An ordinary drive home from playing hockey with friends the Friday before the Minnesota Super Bowl is now a pivotal moment in the life of Patrick Ouellet.

SHAKOPEE, Minn. - An ordinary drive home from playing hockey with friends the Friday before the Minnesota Super Bowl is now a pivotal moment in the life of Patrick Ouellet.

“I started feeling some chest cramps that felt unusual,” Patrick says. “This one was more like somebody was putting a weight or was squeezing my chest and it progressively got worse.”

Patrick decided to start driving towards St. Francis Regional Medical Center in Shakopee to be safe and eventually pulled into the parking lot.

“I was making a b-line for the emergency room and that's the last thing I remember,” Patrick says.

Patrick’s car went over the curb and crashed next to the building by the emergency room.

Hearing it all was the hospital's security officer Joe Ryan who just happened to be working an earlier shift than normal that day. “It was cold and I was tired, so I thought ‘I'm just going to go out and wake up a little bit,’” Ryan says.

Ryan broke the windows of the car to get to Patrick, who was unconscious. Emergency room staff took over from there as Patrick went into full cardiac arrest.

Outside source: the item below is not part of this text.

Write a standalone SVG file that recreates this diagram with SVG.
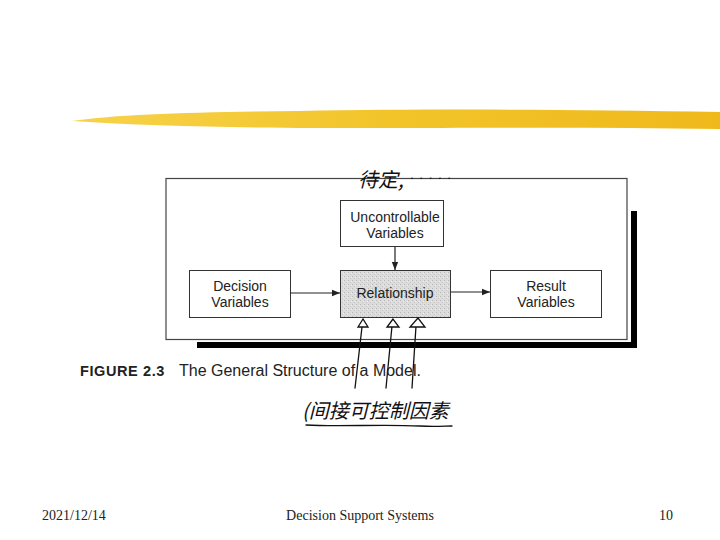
<svg xmlns="http://www.w3.org/2000/svg" width="720" height="540" viewBox="0 0 720 540">
<defs>
<linearGradient id="brush" x1="0" y1="0" x2="1" y2="0">
<stop offset="0" stop-color="#f7d24a"/>
<stop offset="0.5" stop-color="#f2c42a"/>
<stop offset="1" stop-color="#efb91c"/>
</linearGradient>
<pattern id="speckle" width="4" height="4" patternUnits="userSpaceOnUse">
<rect width="4" height="4" fill="#dcdcdc"/>
<rect x="0" y="0" width="1" height="1" fill="#b8b8b8"/>
<rect x="2" y="2" width="1" height="1" fill="#c4c4c4"/>
<rect x="3" y="1" width="1" height="1" fill="#ececec"/>
</pattern>
<marker id="arr" viewBox="0 0 10 10" refX="10" refY="5" markerWidth="8" markerHeight="8" markerUnits="userSpaceOnUse" orient="auto">
<path d="M0,1 L10,5 L0,9 Z" fill="#222"/>
</marker>
</defs>
<style>
.box{fill:#fff;stroke:#333;stroke-width:1}
.lbl{font-family:"Liberation Sans",Arial,sans-serif;font-size:14px;fill:#222;text-anchor:middle}
.con{stroke:#222;stroke-width:1.2;fill:none}
.hand{stroke:#111;stroke-width:1.3;fill:none;stroke-linecap:round}
.tri{stroke:#111;stroke-width:1.3;fill:#fff}
.cjk{font-family:"Noto Sans CJK SC",sans-serif;fill:#111;font-style:italic}
.foot{font-family:"Liberation Serif","Times New Roman",serif;font-size:14px;fill:#222}
</style>
<rect width="720" height="540" fill="#fff"/>
<path d="M72,121 C120,114 200,112 300,111 C420,109 560,109 720,112 L720,129 C600,127 480,128 380,128 C260,128 160,127 72,121 Z" fill="url(#brush)"/>
<g id="frame">
<rect x="631" y="211" width="6" height="137" fill="#000"/>
<rect x="197" y="342" width="440" height="6" fill="#000"/>
<rect x="166" y="178.5" width="461" height="161" fill="#fff" stroke="#444" stroke-width="1.2"/>
</g>
<g id="uncontrollable">
<rect class="box" x="340.5" y="200.5" width="103" height="46"/>
<text class="lbl" x="395" y="222">Uncontrollable</text>
<text class="lbl" x="395" y="238">Variables</text>
</g>
<g id="decision">
<rect class="box" x="189.5" y="270.5" width="101" height="47"/>
<text class="lbl" x="240" y="291">Decision</text>
<text class="lbl" x="240" y="307">Variables</text>
</g>
<g id="relationship">
<rect x="340.5" y="270.5" width="110" height="47" fill="url(#speckle)" stroke="#333" stroke-width="1"/>
<text class="lbl" x="395" y="298">Relationship</text>
</g>
<g id="result">
<rect class="box" x="490.5" y="270.5" width="111" height="47"/>
<text class="lbl" x="546" y="291">Result</text>
<text class="lbl" x="546" y="307">Variables</text>
</g>
<g id="connectors">
<line class="con" x1="395" y1="247" x2="395" y2="270" marker-end="url(#arr)"/>
<line class="con" x1="290" y1="293" x2="340" y2="293" marker-end="url(#arr)"/>
<line class="con" x1="451" y1="292" x2="490" y2="292" marker-end="url(#arr)"/>
<path class="hand" d="M362,327 L355,388"/>
<path class="tri" d="M363,319 L358,327 L368,327 Z"/>
<path class="hand" d="M392,326 L386,388"/>
<path class="tri" d="M393,319 L387,327 L399,327 Z"/>
<path class="hand" d="M416,326 L412,388"/>
<path class="tri" d="M418,318 L410,327 L425,327 Z"/>
</g>
<g id="caption">
<text x="80" y="376" font-family="Liberation Sans,Arial,sans-serif" font-size="14.5" font-weight="bold" fill="#222" letter-spacing="0.6">FIGURE 2.3</text>
<text x="179" y="376" font-family="Liberation Sans,Arial,sans-serif" font-size="16" fill="#222">The General Structure of a Model.</text>
</g>
<g id="notes">
<text class="cjk" x="358" y="187" font-size="20">待定,</text>
<text class="cjk" x="410" y="179" font-size="12" letter-spacing="6">.....</text>
<text class="cjk" x="302" y="418" font-size="20">(间接可控制因素</text>
<path class="hand" d="M306,425 C340,427 380,424 420,426 C435,427 445,426 452,426"/>
</g>
<text class="foot" x="42" y="520">2021/12/14</text>
<text class="foot" x="360" y="520" text-anchor="middle">Decision Support Systems</text>
<text class="foot" x="673" y="520" text-anchor="end">10</text>
</svg>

His heart was kept pumping by what's called the Lucas machine, which automatically applies chest compressions.

Patrick was eventually transferred to Abbot Northwestern Hospital where he underwent surgery to remove a blockage in one of his arteries and spent a number of days in an induced coma.

“I literally woke up five days later at Abbot Northwestern,” Patrick says. “Missed the Super Bowl completely.”

Thanks to the quick action of all involved, Patrick was back home less than two weeks after the incident starting rehab, with no damage to his vital organs.

Registered nurse Elyse Meger helped treat Patrick in the St. Francis Emergency Room that day and says Patrick is “very lucky” to be alive.

Patrick is now able to come home to his family every day thanks to the group of people at the hospital who jumped to action, starting with a security officer in the right place at the right time.

“There's no doubt that I owe him my life,” Patrick says about Ryan. “Had he not been there minutes would have passed. It certainly would have had a huge impact."

This story is a lesson in knowing your body and when something might be off, but also how quickly strangers can become leading roles in our story.

“You don't know who's going to impact your life. You really don't,” Patrick says. “We're all connected in one way or another.”